RICHMOND, Va. — As a young black man waiting tables for white movers and shakers in segregated Richmond, L. Douglas Wilder recalls getting his first exposure to politics.

"I would hear things that were going on," he said the other day, "and I was almost Ralph Ellison's 'Invisible Man.' People would say things as if we weren't even there."

He is invisible no more.

He has been a Virginia state senator and lieutenant governor. Last year he became the state's, and the nation's, first black elected governor. And now Lawrence Douglas Wilder, 59, is increasingly mentioned as presidential or vice presidential material.

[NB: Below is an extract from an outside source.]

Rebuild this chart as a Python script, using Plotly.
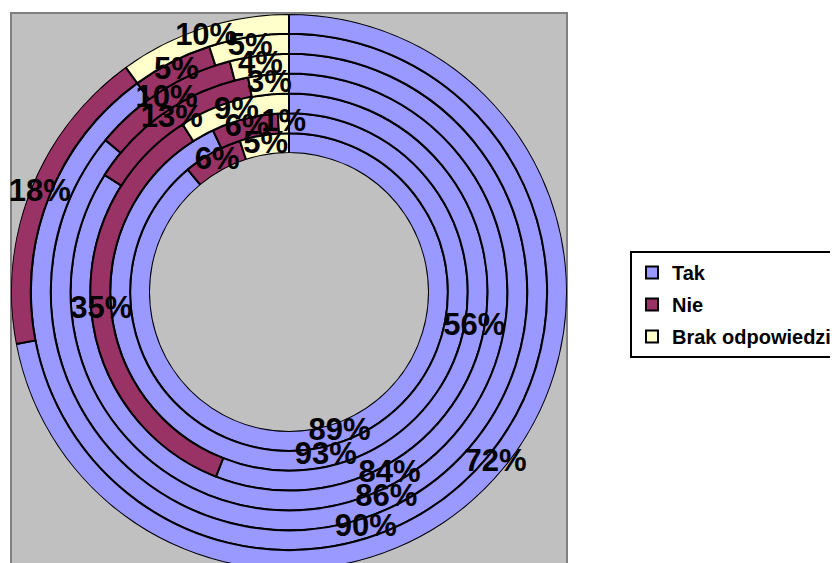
import plotly.graph_objects as go

# Rings from innermost to outermost
tak = [89, 93, 56, 84, 86, 90, 72]
nie = [6, 6, 35, 13, 10, 5, 18]
brak = [5, 1, 9, 3, 4, 5, 10]
series_names = ["Tak", "Nie", "Brak odpowiedzi"]
series_colors = ["#9999FF", "#993366", "#FFFFCC"]

series = [tak, nie, brak]
n_rings = len(tak)

fig = go.Figure()

# segment geometry derived from data (percent -> degrees)
starts = [0.0] * n_rings
label_r, label_t, label_txt = [], [], []
for name, vals, col in zip(series_names, series, series_colors):
    thetas, widths, bases, rs = [], [], [], []
    for i, v in enumerate(vals):
        mid = (starts[i] + v / 2) * 3.6
        thetas.append(mid)
        widths.append(v * 3.6)
        bases.append(i)
        rs.append(1)
        label_r.append(i + 0.5)
        label_t.append(mid)
        label_txt.append(f"{v}%")
        starts[i] += v
    fig.add_trace(go.Barpolar(
        name=name, theta=thetas, width=widths, base=bases, r=rs,
        marker=dict(color=col, line=dict(color="black", width=2)),
        legendgroup=name, hoverinfo="skip",
    ))

fig.add_trace(go.Scatterpolar(
    r=label_r, theta=label_t, text=label_txt, mode="text",
    textfont=dict(family="Arial, Liberation Sans", size=31, color="black", weight="bold"),
    showlegend=False, hoverinfo="skip",
))

W, H = 838, 563
# page body has an 8px margin; positions below are in figure pixels
fig.update_layout(
    width=W, height=H,
    margin=dict(l=0, r=0, t=0, b=0),
    paper_bgcolor="white",
    polar=dict(
        domain=dict(x=[3 / W, 559 / W], y=[1 - 562 / H, 1 - 6 / H]),
        hole=0.5,
        bgcolor="rgba(0,0,0,0)",
        barmode="overlay",
        radialaxis=dict(visible=False, range=[0, n_rings]),
        angularaxis=dict(visible=False, direction="clockwise", rotation=90),
    ),
    shapes=[dict(type="rect", xref="paper", yref="paper",
                 x0=3 / W, x1=559 / W, y0=-0.1, y1=1 - 5 / H,
                 fillcolor="#C0C0C0", line=dict(color="#808080", width=2),
                 layer="below")],
    legend=dict(
        x=622 / W, y=1 - 243 / H, xanchor="left", yanchor="top",
        bordercolor="black", borderwidth=2, bgcolor="white",
        font=dict(family="Arial, Liberation Sans", size=20, color="black", weight="bold"),
        traceorder="grouped", tracegroupgap=3,
    ),
    showlegend=True,
)

fig.write_html("out.html")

He is not discouraging speculation about his aspirations. He has made repeated forays into states that hold early presidential contests. His aides recently formed a political action committee to spread his message of "fiscal responsibility" around the nation.

Wilder knows the dangers of national ambitions. In an interview in his Richmond office, he ticked off the names of black politicians who once enjoyed great prominence, then plummeted to disdain or obscurity: Adam Clayton Powell . . . Edward Brooke . . . W. Wilson Goode. In other cases, he noted, black people have held offices such as Chicago mayor and lieutenant governor of California and Colorado, only to be replaced by whites.

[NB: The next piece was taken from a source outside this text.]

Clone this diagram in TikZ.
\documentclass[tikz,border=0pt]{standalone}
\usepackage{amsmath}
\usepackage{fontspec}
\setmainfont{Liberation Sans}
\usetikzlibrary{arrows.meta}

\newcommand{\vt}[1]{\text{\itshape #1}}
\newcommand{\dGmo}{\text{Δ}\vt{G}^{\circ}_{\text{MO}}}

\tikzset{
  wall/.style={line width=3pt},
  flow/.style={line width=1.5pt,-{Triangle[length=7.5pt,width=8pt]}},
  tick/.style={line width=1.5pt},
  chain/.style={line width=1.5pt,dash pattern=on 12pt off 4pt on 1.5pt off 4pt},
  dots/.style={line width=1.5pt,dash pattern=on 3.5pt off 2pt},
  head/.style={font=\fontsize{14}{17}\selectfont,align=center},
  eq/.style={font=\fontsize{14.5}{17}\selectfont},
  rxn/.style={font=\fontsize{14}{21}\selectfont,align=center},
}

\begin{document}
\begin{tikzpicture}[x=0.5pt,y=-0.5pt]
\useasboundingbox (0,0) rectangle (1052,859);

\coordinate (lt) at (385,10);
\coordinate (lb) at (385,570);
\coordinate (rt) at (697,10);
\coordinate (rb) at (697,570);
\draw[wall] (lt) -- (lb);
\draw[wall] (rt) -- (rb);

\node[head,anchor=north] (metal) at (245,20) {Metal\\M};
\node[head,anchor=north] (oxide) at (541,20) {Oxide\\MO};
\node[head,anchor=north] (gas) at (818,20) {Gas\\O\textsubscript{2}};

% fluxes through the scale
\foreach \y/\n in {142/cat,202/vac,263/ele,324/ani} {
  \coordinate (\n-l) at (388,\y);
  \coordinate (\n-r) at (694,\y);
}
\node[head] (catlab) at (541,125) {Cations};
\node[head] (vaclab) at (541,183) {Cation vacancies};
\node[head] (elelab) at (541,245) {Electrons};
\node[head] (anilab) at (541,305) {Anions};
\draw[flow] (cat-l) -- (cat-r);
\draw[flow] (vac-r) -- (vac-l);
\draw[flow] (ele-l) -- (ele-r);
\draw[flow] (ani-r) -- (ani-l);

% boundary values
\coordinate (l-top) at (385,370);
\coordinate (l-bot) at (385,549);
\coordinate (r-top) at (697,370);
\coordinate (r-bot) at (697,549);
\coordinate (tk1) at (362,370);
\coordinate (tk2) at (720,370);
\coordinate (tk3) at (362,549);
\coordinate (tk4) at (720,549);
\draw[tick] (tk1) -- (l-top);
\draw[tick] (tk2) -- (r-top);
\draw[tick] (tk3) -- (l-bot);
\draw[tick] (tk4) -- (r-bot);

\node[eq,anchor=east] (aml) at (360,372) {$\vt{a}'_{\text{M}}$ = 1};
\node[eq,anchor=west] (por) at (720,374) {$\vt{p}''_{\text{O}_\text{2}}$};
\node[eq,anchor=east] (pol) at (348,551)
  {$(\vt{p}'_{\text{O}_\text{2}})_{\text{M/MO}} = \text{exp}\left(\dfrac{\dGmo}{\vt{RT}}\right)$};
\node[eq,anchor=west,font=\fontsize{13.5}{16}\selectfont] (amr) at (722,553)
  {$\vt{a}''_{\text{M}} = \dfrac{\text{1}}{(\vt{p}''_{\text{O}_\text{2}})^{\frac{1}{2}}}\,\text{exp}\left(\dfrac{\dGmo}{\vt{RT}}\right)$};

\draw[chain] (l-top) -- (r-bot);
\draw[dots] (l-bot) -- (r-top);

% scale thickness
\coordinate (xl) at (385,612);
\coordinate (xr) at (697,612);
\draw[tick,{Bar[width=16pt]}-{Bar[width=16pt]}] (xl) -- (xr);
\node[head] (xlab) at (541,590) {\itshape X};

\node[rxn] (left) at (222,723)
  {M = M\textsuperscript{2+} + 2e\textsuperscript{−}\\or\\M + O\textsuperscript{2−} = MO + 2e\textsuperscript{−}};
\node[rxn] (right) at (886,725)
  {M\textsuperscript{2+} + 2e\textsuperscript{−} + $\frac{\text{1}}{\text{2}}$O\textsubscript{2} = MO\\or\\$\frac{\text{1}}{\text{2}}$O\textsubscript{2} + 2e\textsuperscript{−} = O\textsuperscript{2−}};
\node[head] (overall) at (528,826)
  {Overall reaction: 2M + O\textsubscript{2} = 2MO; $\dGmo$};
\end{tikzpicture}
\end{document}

"I don't want us to be a blip on the seismograph," Wilder said.

His recent statements reflect that ambition.

Wilder recently told a Virginia symposium on the savings and loan crisis that "in the 1990s, it will be up to America's leaders to bridge the rapidly growing gap between 'Washington in Wonderland' and the very real landscape upon which the rest of America must struggle daily to earn a living and to raise their families. If they cannot . . . then they should not be surprised when the American people ask . . . them to step aside for new architects."

During the interview, Wilder accused President Bush of "intellectual dishonesty" for dispatching troops to the Persian Gulf to reinstate rulers in "a despotic nation" but not protecting the civil rights of people back home.

By vetoing the Civil Rights Act of 1990, he said, Bush "has abdicated moral leadership."

"I know what quotas are; I have experienced them firsthand," Wilder said in a recent letter to Bush.

Is Wilder simply outraged, or is he running for something?

He said he is not running for President in 1992. Asked if he would rule out accepting the No. 2 spot on the ticket, Wilder smiled broadly and said: "I wouldn't rule it out, but I'm not running for it, and I don't anticipate it."

Hardly anyone who watches politics believes him.

"He's running for President," political analyst William Schneider said. "He doesn't hide it."

"I think he is certainly running for something," said Merle Black, Emory University political scientist. "He is clearly advertising his availability, either as a presidential candidate or as a vice presidential candidate."

Wilder makes such good fodder for speculation for several reasons. His tough fiscal stance--proposing to cut at least $1.4 billion from the state's $26-billion biennial budget and promising no new taxes--produces the kind of hardheaded image Democrats think they need to win the White House.

His credentials as a fiscal conservative are so strong that Richard Viguerie, the king of direct-mail fund raising for the Republican right wing, said conservatives might well consider supporting him.

At the same time, with Harvey Gantt defeated in the North Carolina Senate race and Andrew Young losing in the Georgia governor's race, Wilder has moved to center stage among black politicians.

"He's a rising star in the Democratic Party," said James Ruvolo, chairman of the Ohio Democratic Party. "He is socially liberal and fiscally conservative," Schneider said. "In my mind, that is a perfect formula for the suburbs. And that's where the votes are."

But before he runs for anything else, Wilder must survive Virginia. Many Virginians fear that Wilder's proposed budget cuts will result in inadequate social services and that programs ranging from road-building to education will suffer.

"People in Virginia have marveled at how much national praise he has been given while his approval ratings in the state are rather modest," said Robert Holsworth, political scientist at Virginia Commonwealth University.

He could also face some criticism from liberal elements of the party nationwide.

Robert Smith, political scientist at San Francisco State University, said it would be "a hollow victory" if black politicians had to sacrifice their "substantive policy agendas" for representation in high places. "The new black politician would then be a a shell of himself, more like a Prince or Michael Jackson than a B. B. King or a Bobby Bland," Smith wrote in a paper last February.